Task: Your task is to extract every line from the material below exactly.

Information shown:
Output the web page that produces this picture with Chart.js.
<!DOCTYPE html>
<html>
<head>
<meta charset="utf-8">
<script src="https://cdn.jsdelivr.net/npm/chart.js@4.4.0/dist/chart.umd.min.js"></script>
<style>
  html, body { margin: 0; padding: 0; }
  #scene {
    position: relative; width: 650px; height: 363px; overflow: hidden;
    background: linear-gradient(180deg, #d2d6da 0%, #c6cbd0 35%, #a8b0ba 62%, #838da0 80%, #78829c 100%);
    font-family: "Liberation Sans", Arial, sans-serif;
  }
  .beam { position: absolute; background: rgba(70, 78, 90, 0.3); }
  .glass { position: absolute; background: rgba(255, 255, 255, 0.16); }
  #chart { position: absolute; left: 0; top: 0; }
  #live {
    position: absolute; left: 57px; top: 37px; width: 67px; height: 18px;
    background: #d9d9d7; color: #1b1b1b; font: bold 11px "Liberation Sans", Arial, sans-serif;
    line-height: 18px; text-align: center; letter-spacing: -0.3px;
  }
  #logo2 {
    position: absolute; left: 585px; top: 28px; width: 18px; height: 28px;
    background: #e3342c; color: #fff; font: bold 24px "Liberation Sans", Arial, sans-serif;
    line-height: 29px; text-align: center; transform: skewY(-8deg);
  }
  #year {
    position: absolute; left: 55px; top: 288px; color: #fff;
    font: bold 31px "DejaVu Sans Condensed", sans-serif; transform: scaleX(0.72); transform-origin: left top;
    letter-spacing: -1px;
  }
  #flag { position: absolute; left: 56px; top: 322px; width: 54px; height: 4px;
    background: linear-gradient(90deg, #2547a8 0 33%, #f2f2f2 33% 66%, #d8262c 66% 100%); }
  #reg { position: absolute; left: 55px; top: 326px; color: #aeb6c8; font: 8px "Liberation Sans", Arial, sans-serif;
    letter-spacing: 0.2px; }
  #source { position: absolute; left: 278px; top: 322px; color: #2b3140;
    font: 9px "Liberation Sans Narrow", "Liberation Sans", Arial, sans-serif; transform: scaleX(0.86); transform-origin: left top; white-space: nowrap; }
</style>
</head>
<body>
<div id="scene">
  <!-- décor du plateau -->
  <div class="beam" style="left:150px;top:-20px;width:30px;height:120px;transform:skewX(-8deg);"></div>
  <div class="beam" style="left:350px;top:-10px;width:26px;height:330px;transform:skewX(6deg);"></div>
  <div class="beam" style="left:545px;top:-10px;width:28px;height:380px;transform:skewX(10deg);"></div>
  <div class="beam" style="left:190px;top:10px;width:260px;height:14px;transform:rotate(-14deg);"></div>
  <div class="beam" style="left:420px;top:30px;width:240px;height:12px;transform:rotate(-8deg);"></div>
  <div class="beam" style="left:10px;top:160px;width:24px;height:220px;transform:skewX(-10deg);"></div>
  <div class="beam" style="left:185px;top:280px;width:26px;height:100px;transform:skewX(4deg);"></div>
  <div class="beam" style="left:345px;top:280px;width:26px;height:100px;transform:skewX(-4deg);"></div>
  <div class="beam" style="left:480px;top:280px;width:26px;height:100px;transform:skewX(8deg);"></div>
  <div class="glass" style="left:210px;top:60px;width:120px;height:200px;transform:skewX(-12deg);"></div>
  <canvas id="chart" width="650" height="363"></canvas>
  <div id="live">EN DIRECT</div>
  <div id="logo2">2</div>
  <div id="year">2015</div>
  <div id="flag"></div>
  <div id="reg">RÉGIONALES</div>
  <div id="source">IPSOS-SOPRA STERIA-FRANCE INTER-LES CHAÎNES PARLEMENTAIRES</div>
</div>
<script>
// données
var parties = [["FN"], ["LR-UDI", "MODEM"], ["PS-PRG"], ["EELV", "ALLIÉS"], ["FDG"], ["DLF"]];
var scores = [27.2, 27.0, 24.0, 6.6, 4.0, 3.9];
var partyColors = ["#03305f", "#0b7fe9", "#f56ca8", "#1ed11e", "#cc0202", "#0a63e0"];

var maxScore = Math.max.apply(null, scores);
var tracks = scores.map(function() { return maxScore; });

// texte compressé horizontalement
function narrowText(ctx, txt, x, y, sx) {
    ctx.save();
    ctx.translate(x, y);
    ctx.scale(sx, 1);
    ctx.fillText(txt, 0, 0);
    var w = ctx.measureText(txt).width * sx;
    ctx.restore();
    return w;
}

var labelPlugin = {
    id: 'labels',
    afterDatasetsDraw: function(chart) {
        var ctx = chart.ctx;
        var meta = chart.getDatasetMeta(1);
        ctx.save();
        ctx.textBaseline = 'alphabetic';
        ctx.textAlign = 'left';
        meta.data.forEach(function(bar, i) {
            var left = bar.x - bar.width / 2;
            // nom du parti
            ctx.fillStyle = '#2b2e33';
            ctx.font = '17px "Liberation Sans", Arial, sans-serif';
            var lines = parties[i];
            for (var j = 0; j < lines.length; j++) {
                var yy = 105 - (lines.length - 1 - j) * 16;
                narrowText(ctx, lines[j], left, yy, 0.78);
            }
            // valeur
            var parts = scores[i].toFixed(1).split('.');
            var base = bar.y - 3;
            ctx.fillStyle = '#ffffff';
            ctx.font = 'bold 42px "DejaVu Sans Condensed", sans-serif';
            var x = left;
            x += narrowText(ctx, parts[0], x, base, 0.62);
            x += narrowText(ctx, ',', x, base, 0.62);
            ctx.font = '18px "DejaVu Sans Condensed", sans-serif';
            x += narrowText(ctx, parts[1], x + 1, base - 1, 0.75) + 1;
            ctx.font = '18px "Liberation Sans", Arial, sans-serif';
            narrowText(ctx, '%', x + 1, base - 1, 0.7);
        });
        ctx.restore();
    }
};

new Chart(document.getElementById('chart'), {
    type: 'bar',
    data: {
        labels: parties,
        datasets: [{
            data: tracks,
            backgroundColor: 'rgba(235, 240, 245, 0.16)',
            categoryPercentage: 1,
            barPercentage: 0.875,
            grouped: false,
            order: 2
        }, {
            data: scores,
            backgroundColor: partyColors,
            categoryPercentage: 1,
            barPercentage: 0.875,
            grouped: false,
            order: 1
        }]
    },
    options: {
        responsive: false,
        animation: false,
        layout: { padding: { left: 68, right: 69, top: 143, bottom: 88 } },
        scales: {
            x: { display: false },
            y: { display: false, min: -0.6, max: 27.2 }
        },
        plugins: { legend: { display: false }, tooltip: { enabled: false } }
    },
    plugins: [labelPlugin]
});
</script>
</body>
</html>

Answer to the problem:
Output the web page that produces this picture with Chart.js.
<!DOCTYPE html>
<html>
<head>
<meta charset="utf-8">
<script src="https://cdn.jsdelivr.net/npm/chart.js@4.4.0/dist/chart.umd.min.js"></script>
<style>
  html, body { margin: 0; padding: 0; }
  #scene {
    position: relative; width: 650px; height: 363px; overflow: hidden;
    background: linear-gradient(180deg, #d2d6da 0%, #c6cbd0 35%, #a8b0ba 62%, #838da0 80%, #78829c 100%);
    font-family: "Liberation Sans", Arial, sans-serif;
  }
  .beam { position: absolute; background: rgba(70, 78, 90, 0.3); }
  .glass { position: absolute; background: rgba(255, 255, 255, 0.16); }
  #chart { position: absolute; left: 0; top: 0; }
  #live {
    position: absolute; left: 57px; top: 37px; width: 67px; height: 18px;
    background: #d9d9d7; color: #1b1b1b; font: bold 11px "Liberation Sans", Arial, sans-serif;
    line-height: 18px; text-align: center; letter-spacing: -0.3px;
  }
  #logo2 {
    position: absolute; left: 585px; top: 28px; width: 18px; height: 28px;
    background: #e3342c; color: #fff; font: bold 24px "Liberation Sans", Arial, sans-serif;
    line-height: 29px; text-align: center; transform: skewY(-8deg);
  }
  #year {
    position: absolute; left: 55px; top: 288px; color: #fff;
    font: bold 31px "DejaVu Sans Condensed", sans-serif; transform: scaleX(0.72); transform-origin: left top;
    letter-spacing: -1px;
  }
  #flag { position: absolute; left: 56px; top: 322px; width: 54px; height: 4px;
    background: linear-gradient(90deg, #2547a8 0 33%, #f2f2f2 33% 66%, #d8262c 66% 100%); }
  #reg { position: absolute; left: 55px; top: 326px; color: #aeb6c8; font: 8px "Liberation Sans", Arial, sans-serif;
    letter-spacing: 0.2px; }
  #source { position: absolute; left: 278px; top: 322px; color: #2b3140;
    font: 9px "Liberation Sans Narrow", "Liberation Sans", Arial, sans-serif; transform: scaleX(0.86); transform-origin: left top; white-space: nowrap; }
</style>
</head>
<body>
<div id="scene">
  <!-- décor du plateau -->
  <div class="beam" style="left:150px;top:-20px;width:30px;height:120px;transform:skewX(-8deg);"></div>
  <div class="beam" style="left:350px;top:-10px;width:26px;height:330px;transform:skewX(6deg);"></div>
  <div class="beam" style="left:545px;top:-10px;width:28px;height:380px;transform:skewX(10deg);"></div>
  <div class="beam" style="left:190px;top:10px;width:260px;height:14px;transform:rotate(-14deg);"></div>
  <div class="beam" style="left:420px;top:30px;width:240px;height:12px;transform:rotate(-8deg);"></div>
  <div class="beam" style="left:10px;top:160px;width:24px;height:220px;transform:skewX(-10deg);"></div>
  <div class="beam" style="left:185px;top:280px;width:26px;height:100px;transform:skewX(4deg);"></div>
  <div class="beam" style="left:345px;top:280px;width:26px;height:100px;transform:skewX(-4deg);"></div>
  <div class="beam" style="left:480px;top:280px;width:26px;height:100px;transform:skewX(8deg);"></div>
  <div class="glass" style="left:210px;top:60px;width:120px;height:200px;transform:skewX(-12deg);"></div>
  <canvas id="chart" width="650" height="363"></canvas>
  <div id="live">EN DIRECT</div>
  <div id="logo2">2</div>
  <div id="year">2015</div>
  <div id="flag"></div>
  <div id="reg">RÉGIONALES</div>
  <div id="source">IPSOS-SOPRA STERIA-FRANCE INTER-LES CHAÎNES PARLEMENTAIRES</div>
</div>
<script>
// données
var parties = [["FN"], ["LR-UDI", "MODEM"], ["PS-PRG"], ["EELV", "ALLIÉS"], ["FDG"], ["DLF"]];
var scores = [27.2, 27.0, 24.0, 6.6, 4.0, 3.9];
var partyColors = ["#03305f", "#0b7fe9", "#f56ca8", "#1ed11e", "#cc0202", "#0a63e0"];

var maxScore = Math.max.apply(null, scores);
var tracks = scores.map(function() { return maxScore; });

// texte compressé horizontalement
function narrowText(ctx, txt, x, y, sx) {
    ctx.save();
    ctx.translate(x, y);
    ctx.scale(sx, 1);
    ctx.fillText(txt, 0, 0);
    var w = ctx.measureText(txt).width * sx;
    ctx.restore();
    return w;
}

var labelPlugin = {
    id: 'labels',
    afterDatasetsDraw: function(chart) {
        var ctx = chart.ctx;
        var meta = chart.getDatasetMeta(1);
        ctx.save();
        ctx.textBaseline = 'alphabetic';
        ctx.textAlign = 'left';
        meta.data.forEach(function(bar, i) {
            var left = bar.x - bar.width / 2;
            // nom du parti
            ctx.fillStyle = '#2b2e33';
            ctx.font = '17px "Liberation Sans", Arial, sans-serif';
            var lines = parties[i];
            for (var j = 0; j < lines.length; j++) {
                var yy = 105 - (lines.length - 1 - j) * 16;
                narrowText(ctx, lines[j], left, yy, 0.78);
            }
            // valeur
            var parts = scores[i].toFixed(1).split('.');
            var base = bar.y - 3;
            ctx.fillStyle = '#ffffff';
            ctx.font = 'bold 42px "DejaVu Sans Condensed", sans-serif';
            var x = left;
            x += narrowText(ctx, parts[0], x, base, 0.62);
            x += narrowText(ctx, ',', x, base, 0.62);
            ctx.font = '18px "DejaVu Sans Condensed", sans-serif';
            x += narrowText(ctx, parts[1], x + 1, base - 1, 0.75) + 1;
            ctx.font = '18px "Liberation Sans", Arial, sans-serif';
            narrowText(ctx, '%', x + 1, base - 1, 0.7);
        });
        ctx.restore();
    }
};

new Chart(document.getElementById('chart'), {
    type: 'bar',
    data: {
        labels: parties,
        datasets: [{
            data: tracks,
            backgroundColor: 'rgba(235, 240, 245, 0.16)',
            categoryPercentage: 1,
            barPercentage: 0.875,
            grouped: false,
            order: 2
        }, {
            data: scores,
            backgroundColor: partyColors,
            categoryPercentage: 1,
            barPercentage: 0.875,
            grouped: false,
            order: 1
        }]
    },
    options: {
        responsive: false,
        animation: false,
        layout: { padding: { left: 68, right: 69, top: 143, bottom: 88 } },
        scales: {
            x: { display: false },
            y: { display: false, min: -0.6, max: 27.2 }
        },
        plugins: { legend: { display: false }, tooltip: { enabled: false } }
    },
    plugins: [labelPlugin]
});
</script>
</body>
</html>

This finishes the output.